Dienstag, 31. Januar 2012

Hermann

Es war Liebe auf den ersten Blick, oder besser gesagt auf den ersten Lärm.
Bei meinen letzten Besuchen in Berlin hörte ich ihn nur. Morgens gegen sechs Uhr wahlweise hüpfend, schreiend oder einen Gegenstand über das Parkett werfend, ziehend, rollend oder schmeißend.
Sein Revier, inklusive Fuhrpark, befindet sich direkt über dem Gästezimmer, welches ich seit Sonntag in Beschlag genommen habe. Zur Zeit klopft der Zweijährige bevorzugt gern gegen Heizungsrohre. Jedoch auf gar keinen Fall nach acht Uhr morgens!

Als wir uns gestern im Treppenhaus begegneten, trafen sich unsere Blicke und ich wusste sofort, dass es sich bei dem kleinen blonden Jungen mit Pudelmütze  um meinen morgendlichen Weckdienst in Persona handelte.
„Schau mal Hermann, Vela und Thomas haben Besuch!“ hörte ich seine russische Mutter sagen. 
Hermann musterte mich, kniff die Augen zusammen und vergrub sein Gesicht zwischen den Brüsten seiner Mutter.
Er hatte einen Brummkreisel im Arm und so war ich stillschweigend informiert, wie die Weckzeremonie für den nächsten Morgen gestaltet werden könnte, während ich immer noch darüber nachdachte, dass diese Eltern ihr Kind tatsächlich Hermann genannt hatten.

Ich behielt in jedem Fall Recht. Heute Morgen ab halb sieben zählte ich mit. Hermann brachte es nach ausgiebiger Übung auf fast zweiundzwanzig Sekunden,in denen er den Brummkreisel in Schwung hielt, bevor dieser wieder tock tock tock tock tock , auf dem Parkett zum Erliegen kam. Auf ein Neues Hermann!
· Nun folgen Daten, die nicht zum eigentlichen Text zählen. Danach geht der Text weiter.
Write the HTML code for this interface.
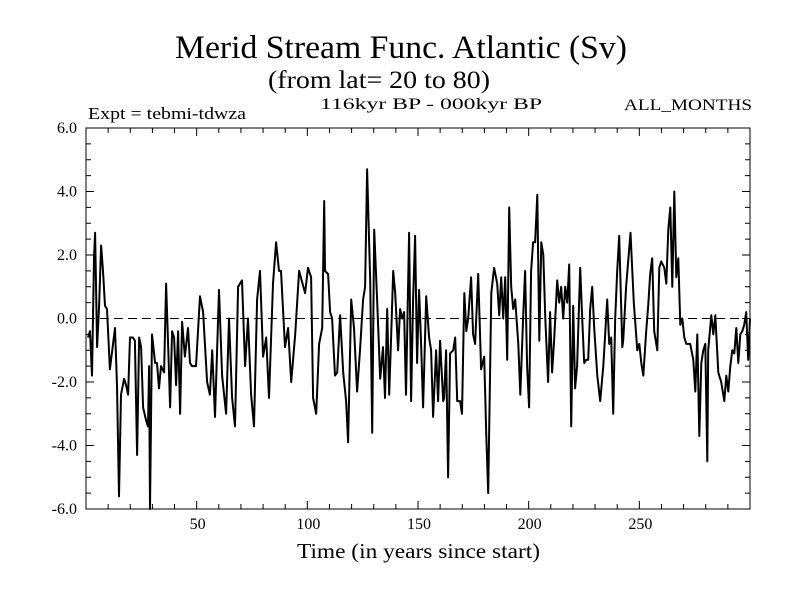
<!DOCTYPE html>
<html><head><meta charset="utf-8"><style>
body{margin:0;background:#fff;}
svg text{font-family:"Liberation Serif",serif;fill:#000;}
</style></head><body>
<svg id="chart" width="800" height="600" xmlns="http://www.w3.org/2000/svg">
<text x="175" y="58" font-size="33" textLength="452" lengthAdjust="spacingAndGlyphs">Merid Stream Func. Atlantic (Sv)</text>
<text x="268" y="88" font-size="25" textLength="222" lengthAdjust="spacingAndGlyphs">(from lat= 20 to 80)</text>
<text x="88" y="119" font-size="17" textLength="158" lengthAdjust="spacingAndGlyphs">Expt = tebmi-tdwza</text>
<text x="320" y="109" font-size="16" textLength="222" lengthAdjust="spacingAndGlyphs">116kyr BP - 000kyr BP</text>
<text x="624" y="110" font-size="16" textLength="128" lengthAdjust="spacingAndGlyphs">ALL_MONTHS</text>
<text x="297" y="558" font-size="21" textLength="243" lengthAdjust="spacingAndGlyphs">Time (in years since start)</text>
<g id="axes"></g>
<g id="plot"></g>
</svg>
<script>
const years=[0.9,1.8,2.7,3.6,4.1,5.0,5.9,6.8,7.7,8.6,9.5,10.8,13.1,14.0,14.9,15.8,17.2,18.1,19.0,19.9,21.2,22.1,23.1,24.0,24.9,25.8,27.1,28.0,28.5,28.9,29.8,31.2,32.1,33.0,33.9,35.3,36.2,37.1,38.0,38.9,39.8,40.7,41.6,42.5,43.4,44.7,46.1,47.0,47.9,49.7,51.5,52.9,54.7,56.0,57.0,58.3,60.1,61.5,63.3,64.6,66.0,67.3,68.7,70.5,71.9,73.2,74.6,75.9,77.3,78.6,80.0,81.4,82.7,84.5,85.9,87.2,88.1,89.9,91.3,92.7,94.5,96.3,99.0,100.3,101.7,102.6,104.0,105.3,106.7,107.6,108.0,109.4,110.3,111.2,112.5,113.5,114.8,116.2,117.5,118.4,119.8,121.1,122.5,123.8,125.2,126.1,127.0,128.4,129.3,130.2,131.5,132.9,134.2,135.1,136.1,137.0,137.9,138.8,139.7,141.0,141.9,142.8,143.7,144.6,146.0,146.9,147.8,148.7,149.6,150.5,151.4,152.3,153.7,155.0,155.9,156.8,158.2,159.1,160.0,161.4,161.8,162.7,163.6,164.5,165.9,166.8,167.7,169.0,169.9,170.9,171.8,172.7,174.0,174.9,175.8,177.2,178.5,179.9,180.8,181.7,183.1,184.4,185.8,186.7,187.6,188.5,189.4,190.3,191.2,192.1,193.0,193.9,195.3,196.2,197.5,198.4,199.3,200.2,201.1,202.0,202.9,203.9,204.8,205.7,206.6,207.5,208.8,209.7,210.6,211.5,212.9,213.8,214.7,215.6,216.5,217.4,218.3,219.2,220.1,221.0,221.9,223.3,224.2,225.1,226.0,226.9,227.8,228.7,229.6,231.0,232.3,233.7,235.5,236.4,237.3,238.2,239.1,240.0,240.9,242.3,242.7,244.0,246.0,247.5,249.1,250.0,250.9,251.8,253.1,254.0,254.9,255.8,256.7,258.1,259.0,259.9,261.3,262.2,263.1,264.0,264.9,265.8,266.7,267.6,268.5,269.4,270.3,271.2,273.0,274.4,275.3,276.2,277.1,278.0,278.9,279.8,280.7,281.1,282.5,283.4,284.3,285.7,287.0,288.4,289.3,290.2,291.1,292.0,292.9,293.8,294.7,295.6,296.5,297.4,298.3,299.2,300];
const values=[-0.6,-0.4,-1.8,1.9,2.7,-0.9,0.4,2.3,1.5,0.4,0.3,-1.6,-0.3,-2.1,-5.6,-2.4,-1.9,-2.1,-2.4,-0.6,-0.6,-0.7,-4.3,-0.6,-0.9,-2.8,-3.2,-3.4,-1.5,-6.0,-0.5,-1.4,-1.4,-2.2,-1.5,-1.7,1.1,-0.8,-2.8,-0.4,-0.6,-2.1,-0.4,-3.0,-0.1,-1.2,-0.3,-1.4,-1.5,-1.5,0.7,0.2,-2.0,-2.4,-1.0,-3.1,0.9,-1.8,-3.0,0.0,-2.5,-3.4,1.0,1.2,-1.5,0.0,-2.4,-3.4,0.6,1.5,-1.2,-0.6,-2.5,1.1,2.4,1.5,1.5,-0.9,-0.3,-2.0,-0.5,1.5,0.8,1.6,1.3,-2.5,-3.0,-0.8,-0.3,3.7,1.5,1.4,0.2,0.0,-1.8,-1.7,0.1,-1.7,-2.6,-3.9,0.6,-0.3,-2.3,-1.0,0.6,1.0,4.7,1.2,-3.6,2.8,0.6,-1.9,-0.9,-2.5,0.3,-2.4,-0.5,1.5,0.8,-1.0,0.3,0.0,0.2,-2.4,2.7,-2.6,0.6,2.6,-1.4,0.9,-0.8,-2.8,0.7,-0.6,-1.0,-3.1,-1.0,-2.6,-0.7,-2.6,-2.5,-1.0,-5.0,-1.1,-1.0,-0.6,-2.6,-2.6,-3.0,0.8,-0.4,0.0,1.3,-0.5,-0.8,1.4,-1.6,-1.2,-3.6,-5.5,0.8,1.6,1.1,0.1,1.3,0.0,1.3,-1.3,3.5,1.0,0.3,0.6,-0.8,-2.4,0.0,1.5,-1.5,-2.8,1.5,2.4,2.4,3.9,-0.7,2.4,2.0,0.0,-2.0,0.2,-1.7,-0.7,1.2,0.5,1.0,0.0,1.0,0.5,1.7,-3.4,0.4,-2.2,-1.5,1.6,0.0,-1.4,-1.3,-1.3,0.3,1.0,-0.3,-1.8,-2.6,-1.5,0.6,-0.8,-0.6,-3.0,0.0,1.5,2.6,-0.9,-0.7,1.0,2.7,0.5,-1.0,-0.8,-1.4,-1.8,-0.4,0.4,1.4,1.9,-0.4,-1.0,1.6,1.8,1.6,1.1,2.8,3.5,1.0,4.0,1.3,1.9,-0.2,0.0,-0.6,-0.8,-0.8,-1.3,-2.3,-0.5,-3.7,-1.4,-1.0,-0.8,-4.5,-1.0,0.1,-0.5,0.1,-1.7,-2.0,-2.6,-1.8,-2.3,-1.5,-1.0,-1.1,-0.3,-1.4,-0.5,-0.4,-0.2,0.2,-1.3,0.0];
const yTickValues=[-6,-4,-2,0,2,4,6];
const yTickLabels=["-6.0","-4.0","-2.0","0.0","2.0","4.0","6.0"];
const xTickValues=[50,100,150,200,250];
const xTickLabels=["50","100","150","200","250"];

const L=86,R=750,T=128,B=509;
const X0=0,X1=300,Y0=-6,Y1=6;
function sx(v){return L+(v-X0)/(X1-X0)*(R-L);}
function sy(v){return B-(v-Y0)/(Y1-Y0)*(B-T);}
const NS="http://www.w3.org/2000/svg";
const axes=document.getElementById('axes'),plot=document.getElementById('plot');
function mk(tag,attrs,parent){const e=document.createElementNS(NS,tag);for(const k in attrs)e.setAttribute(k,attrs[k]);parent.appendChild(e);return e;}

const frame=mk('rect',{x:L,y:T,width:R-L,height:B-T,fill:'none',stroke:'#000','stroke-width':1},axes);


for(let v=10;v<300;v+=10){const len=(v%50===0)?8:5;
 const t1=mk('line',{x1:sx(v),x2:sx(v),y1:B,y2:B-len,stroke:'#000'},axes);
 
 
 const t2=mk('line',{x1:sx(v),x2:sx(v),y1:T,y2:T+len,stroke:'#000'},axes);
 
 }
for(let v=-5.5;v<6;v+=0.5){const len=(Math.abs(v%2)<1e-9)?8:5;
 const t1=mk('line',{x1:L,x2:L+len,y1:sy(v),y2:sy(v),stroke:'#000'},axes);
 
 
 const t2=mk('line',{x1:R,x2:R-len,y1:sy(v),y2:sy(v),stroke:'#000'},axes);
 
 }
yTickValues.forEach((v,i)=>{const t=mk('text',{x:77,y:sy(v)+5,'font-size':16,'text-anchor':'end'},axes);t.textContent=yTickLabels[i];
 
 });
xTickValues.forEach((v,i)=>{const t=mk('text',{x:sx(v)+1,y:529,'font-size':16,'text-anchor':'middle'},axes);t.textContent=xTickLabels[i];
 
 });
const zl=mk('line',{x1:L,x2:R,y1:sy(0),y2:sy(0),stroke:'#000','stroke-dasharray':'9,5'},plot);


const d=years.map((y,i)=>(i?'L':'M')+sx(y).toFixed(1)+','+sy(values[i]).toFixed(1)).join('');
const p=mk('path',{d:d,fill:'none',stroke:'#000','stroke-width':2,'stroke-linejoin':'round'},plot);


</script>
</body></html>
Du schaffst die halbe Minute!

Der aufmerksame ehemalige Abschnittsbevollmächtigte Herr Braun aus dem Erdgeschoss freut sich im Übrigen sehr über den Stammhalter Hermann aus dem vierten Stock. „Wenigstens ist das mal ein guter deutscher Name!“
Hermanns Spielkumpels heißen nebenbei bemerkt Julius und Arthus.
Sollte ich jemals Kinder bekommen, so nenne ich sie Krawall und Remmidemmi, da weiß man wenigstens gleich, was Phase ist. Gehabt euch wohl, eure Koschka!